**Required task:** Reproduce from the records below, with no pictures, exactly the lines between the one containing "Rebuild this chart" and the one containing "blue = '#3953a4'", inclusive.

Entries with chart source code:
┄┄┄┄┄┄┄┄┄┄

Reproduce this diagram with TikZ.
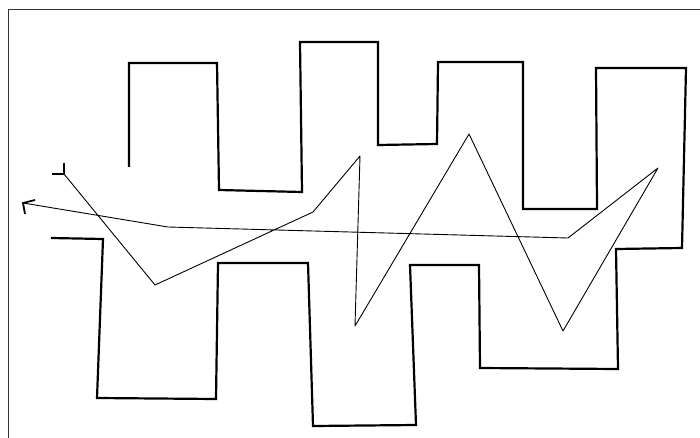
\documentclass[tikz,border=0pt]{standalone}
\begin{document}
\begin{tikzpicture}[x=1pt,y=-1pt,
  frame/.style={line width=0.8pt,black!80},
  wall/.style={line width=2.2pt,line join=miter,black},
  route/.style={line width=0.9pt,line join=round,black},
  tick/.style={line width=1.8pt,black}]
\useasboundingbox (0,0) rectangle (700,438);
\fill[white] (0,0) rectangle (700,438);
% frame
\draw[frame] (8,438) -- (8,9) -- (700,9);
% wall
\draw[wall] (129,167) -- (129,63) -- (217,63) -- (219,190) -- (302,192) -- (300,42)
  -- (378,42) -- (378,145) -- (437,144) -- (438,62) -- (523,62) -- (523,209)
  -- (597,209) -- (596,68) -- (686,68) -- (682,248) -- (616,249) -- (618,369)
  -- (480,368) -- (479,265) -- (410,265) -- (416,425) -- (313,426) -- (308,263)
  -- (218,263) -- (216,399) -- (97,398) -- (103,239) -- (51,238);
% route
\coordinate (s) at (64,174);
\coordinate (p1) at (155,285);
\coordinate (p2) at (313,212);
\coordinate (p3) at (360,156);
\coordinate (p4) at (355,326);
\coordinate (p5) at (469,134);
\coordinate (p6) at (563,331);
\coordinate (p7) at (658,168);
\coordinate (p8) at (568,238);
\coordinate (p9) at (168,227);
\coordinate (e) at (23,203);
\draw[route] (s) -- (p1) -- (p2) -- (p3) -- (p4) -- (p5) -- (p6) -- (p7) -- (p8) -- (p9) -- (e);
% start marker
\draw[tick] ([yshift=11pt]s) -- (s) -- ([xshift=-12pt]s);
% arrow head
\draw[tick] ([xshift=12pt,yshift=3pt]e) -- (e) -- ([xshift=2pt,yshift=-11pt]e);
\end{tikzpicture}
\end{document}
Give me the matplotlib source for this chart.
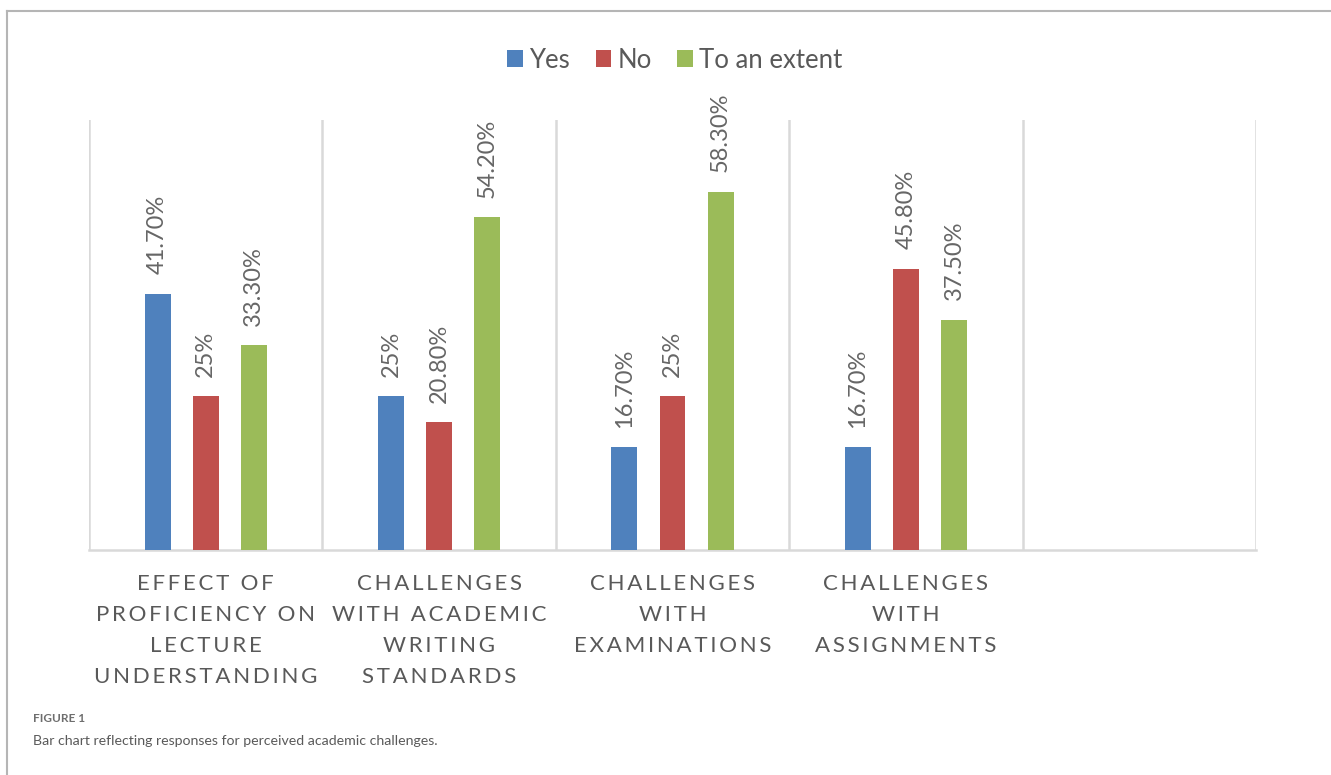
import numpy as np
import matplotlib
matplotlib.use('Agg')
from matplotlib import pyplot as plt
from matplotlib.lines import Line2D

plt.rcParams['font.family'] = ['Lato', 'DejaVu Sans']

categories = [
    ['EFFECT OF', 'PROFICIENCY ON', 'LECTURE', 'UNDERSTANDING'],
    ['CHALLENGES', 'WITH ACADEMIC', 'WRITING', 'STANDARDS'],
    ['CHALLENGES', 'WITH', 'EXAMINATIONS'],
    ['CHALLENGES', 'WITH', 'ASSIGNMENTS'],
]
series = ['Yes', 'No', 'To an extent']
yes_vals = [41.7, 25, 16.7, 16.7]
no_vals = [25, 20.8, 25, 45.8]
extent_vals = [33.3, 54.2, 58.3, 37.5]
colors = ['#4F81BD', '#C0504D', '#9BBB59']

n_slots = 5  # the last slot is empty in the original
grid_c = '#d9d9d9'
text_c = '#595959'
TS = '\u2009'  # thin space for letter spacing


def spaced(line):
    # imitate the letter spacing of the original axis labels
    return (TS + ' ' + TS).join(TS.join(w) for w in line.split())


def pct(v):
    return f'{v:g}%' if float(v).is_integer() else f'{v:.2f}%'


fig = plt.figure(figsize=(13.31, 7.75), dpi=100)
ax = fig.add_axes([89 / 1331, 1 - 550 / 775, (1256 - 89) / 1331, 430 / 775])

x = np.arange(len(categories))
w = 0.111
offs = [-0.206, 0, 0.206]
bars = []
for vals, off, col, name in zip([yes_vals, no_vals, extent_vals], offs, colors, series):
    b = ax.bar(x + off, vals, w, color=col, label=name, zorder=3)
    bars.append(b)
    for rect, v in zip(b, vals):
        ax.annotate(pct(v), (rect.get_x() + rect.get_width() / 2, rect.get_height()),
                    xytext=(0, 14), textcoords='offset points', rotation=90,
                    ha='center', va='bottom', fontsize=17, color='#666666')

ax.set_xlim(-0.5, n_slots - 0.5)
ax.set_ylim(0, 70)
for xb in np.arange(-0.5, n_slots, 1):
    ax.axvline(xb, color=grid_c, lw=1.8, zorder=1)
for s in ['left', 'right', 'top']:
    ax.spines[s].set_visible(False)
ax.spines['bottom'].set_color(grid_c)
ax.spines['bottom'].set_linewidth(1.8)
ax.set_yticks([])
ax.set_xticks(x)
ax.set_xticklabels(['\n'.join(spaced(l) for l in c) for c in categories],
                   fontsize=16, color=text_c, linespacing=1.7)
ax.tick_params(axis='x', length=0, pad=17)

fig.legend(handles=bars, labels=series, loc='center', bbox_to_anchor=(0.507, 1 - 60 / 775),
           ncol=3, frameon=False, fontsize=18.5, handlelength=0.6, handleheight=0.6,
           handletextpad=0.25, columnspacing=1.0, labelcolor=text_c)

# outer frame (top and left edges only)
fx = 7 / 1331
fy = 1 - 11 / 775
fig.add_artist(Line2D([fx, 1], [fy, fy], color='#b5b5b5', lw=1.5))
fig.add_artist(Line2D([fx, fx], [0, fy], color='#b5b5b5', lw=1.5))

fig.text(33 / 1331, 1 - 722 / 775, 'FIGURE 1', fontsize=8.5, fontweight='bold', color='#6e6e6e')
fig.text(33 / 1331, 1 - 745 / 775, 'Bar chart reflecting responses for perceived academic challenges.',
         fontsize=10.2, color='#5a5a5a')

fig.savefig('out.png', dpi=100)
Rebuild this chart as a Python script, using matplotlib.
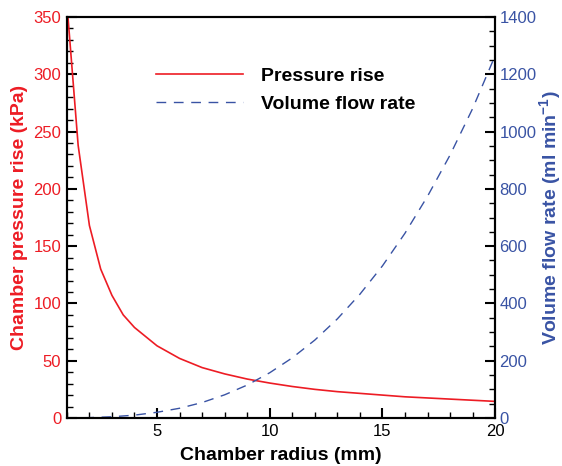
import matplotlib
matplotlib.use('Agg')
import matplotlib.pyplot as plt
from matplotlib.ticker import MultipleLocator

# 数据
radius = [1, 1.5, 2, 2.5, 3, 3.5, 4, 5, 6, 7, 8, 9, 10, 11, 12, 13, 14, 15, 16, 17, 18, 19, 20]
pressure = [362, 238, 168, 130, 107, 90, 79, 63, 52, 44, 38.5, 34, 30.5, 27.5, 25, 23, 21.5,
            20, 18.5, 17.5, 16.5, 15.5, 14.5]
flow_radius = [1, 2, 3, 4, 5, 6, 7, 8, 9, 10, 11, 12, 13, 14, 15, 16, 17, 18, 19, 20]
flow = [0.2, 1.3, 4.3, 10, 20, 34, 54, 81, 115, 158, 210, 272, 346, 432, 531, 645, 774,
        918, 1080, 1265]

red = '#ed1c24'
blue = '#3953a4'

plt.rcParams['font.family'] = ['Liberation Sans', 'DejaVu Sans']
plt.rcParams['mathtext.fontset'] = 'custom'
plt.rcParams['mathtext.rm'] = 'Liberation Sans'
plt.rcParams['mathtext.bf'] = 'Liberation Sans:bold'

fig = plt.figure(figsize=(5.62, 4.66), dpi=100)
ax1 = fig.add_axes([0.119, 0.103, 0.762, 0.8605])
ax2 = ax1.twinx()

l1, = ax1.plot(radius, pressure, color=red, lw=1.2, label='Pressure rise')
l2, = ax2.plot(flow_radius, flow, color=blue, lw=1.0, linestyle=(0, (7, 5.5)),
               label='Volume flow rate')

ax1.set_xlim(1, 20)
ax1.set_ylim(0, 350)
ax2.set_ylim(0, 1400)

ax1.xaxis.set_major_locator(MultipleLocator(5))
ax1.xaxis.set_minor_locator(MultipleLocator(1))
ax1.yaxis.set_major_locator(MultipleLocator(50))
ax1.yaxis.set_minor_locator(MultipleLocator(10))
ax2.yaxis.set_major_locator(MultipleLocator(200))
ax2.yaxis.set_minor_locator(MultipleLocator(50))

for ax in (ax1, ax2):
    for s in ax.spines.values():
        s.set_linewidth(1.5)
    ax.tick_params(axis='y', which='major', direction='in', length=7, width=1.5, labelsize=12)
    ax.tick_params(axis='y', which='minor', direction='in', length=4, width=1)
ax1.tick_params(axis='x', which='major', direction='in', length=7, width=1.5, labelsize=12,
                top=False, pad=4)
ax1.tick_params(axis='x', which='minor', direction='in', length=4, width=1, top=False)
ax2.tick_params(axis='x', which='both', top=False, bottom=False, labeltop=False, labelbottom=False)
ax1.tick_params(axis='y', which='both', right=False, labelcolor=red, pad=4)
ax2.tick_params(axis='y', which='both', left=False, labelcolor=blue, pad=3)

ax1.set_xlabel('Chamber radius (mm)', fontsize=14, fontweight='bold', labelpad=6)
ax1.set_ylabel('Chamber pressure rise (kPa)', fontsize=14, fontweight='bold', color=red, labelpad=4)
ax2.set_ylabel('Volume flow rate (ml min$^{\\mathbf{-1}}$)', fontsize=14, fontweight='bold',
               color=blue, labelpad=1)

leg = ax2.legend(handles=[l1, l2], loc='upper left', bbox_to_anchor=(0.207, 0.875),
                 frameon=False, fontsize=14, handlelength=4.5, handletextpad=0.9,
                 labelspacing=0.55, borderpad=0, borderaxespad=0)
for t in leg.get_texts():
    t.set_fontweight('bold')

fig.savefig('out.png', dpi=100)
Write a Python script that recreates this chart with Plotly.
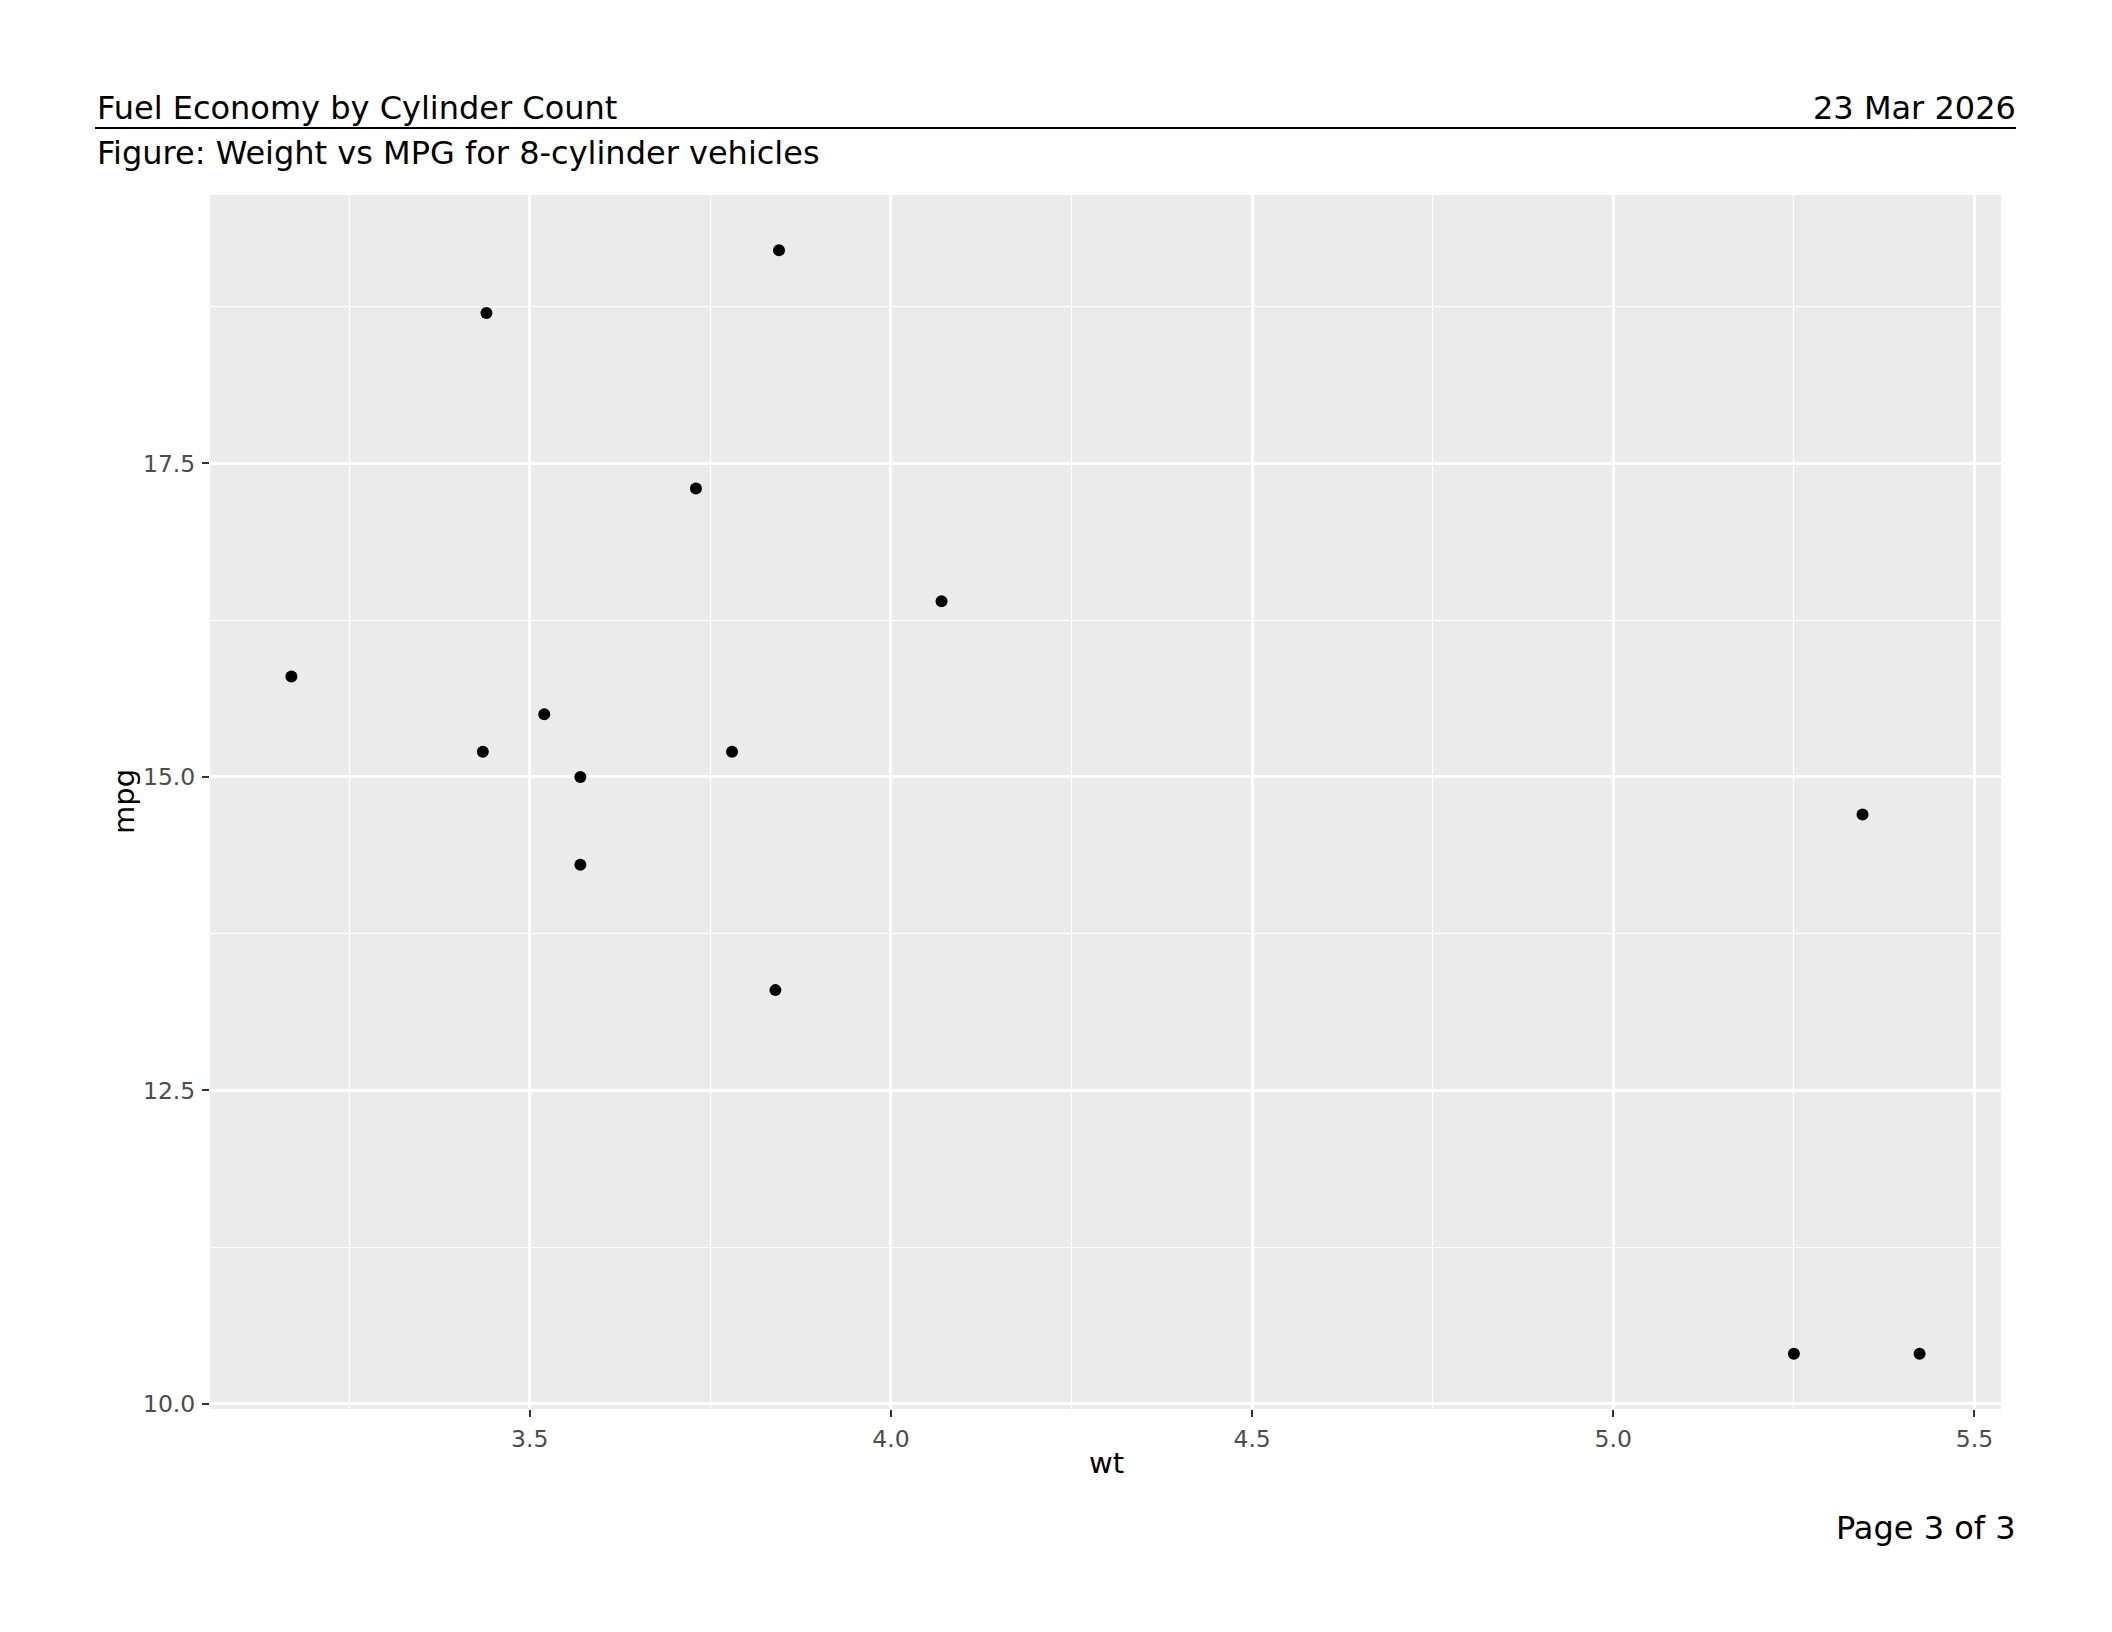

┄┄┄┄┄┄┄┄┄┄

**Result for this exercise:**
Rebuild this chart as a Python script, using matplotlib.
import matplotlib
matplotlib.use('Agg')
import matplotlib.pyplot as plt
from matplotlib.ticker import MultipleLocator

# 数据
radius = [1, 1.5, 2, 2.5, 3, 3.5, 4, 5, 6, 7, 8, 9, 10, 11, 12, 13, 14, 15, 16, 17, 18, 19, 20]
pressure = [362, 238, 168, 130, 107, 90, 79, 63, 52, 44, 38.5, 34, 30.5, 27.5, 25, 23, 21.5,
            20, 18.5, 17.5, 16.5, 15.5, 14.5]
flow_radius = [1, 2, 3, 4, 5, 6, 7, 8, 9, 10, 11, 12, 13, 14, 15, 16, 17, 18, 19, 20]
flow = [0.2, 1.3, 4.3, 10, 20, 34, 54, 81, 115, 158, 210, 272, 346, 432, 531, 645, 774,
        918, 1080, 1265]

red = '#ed1c24'
blue = '#3953a4'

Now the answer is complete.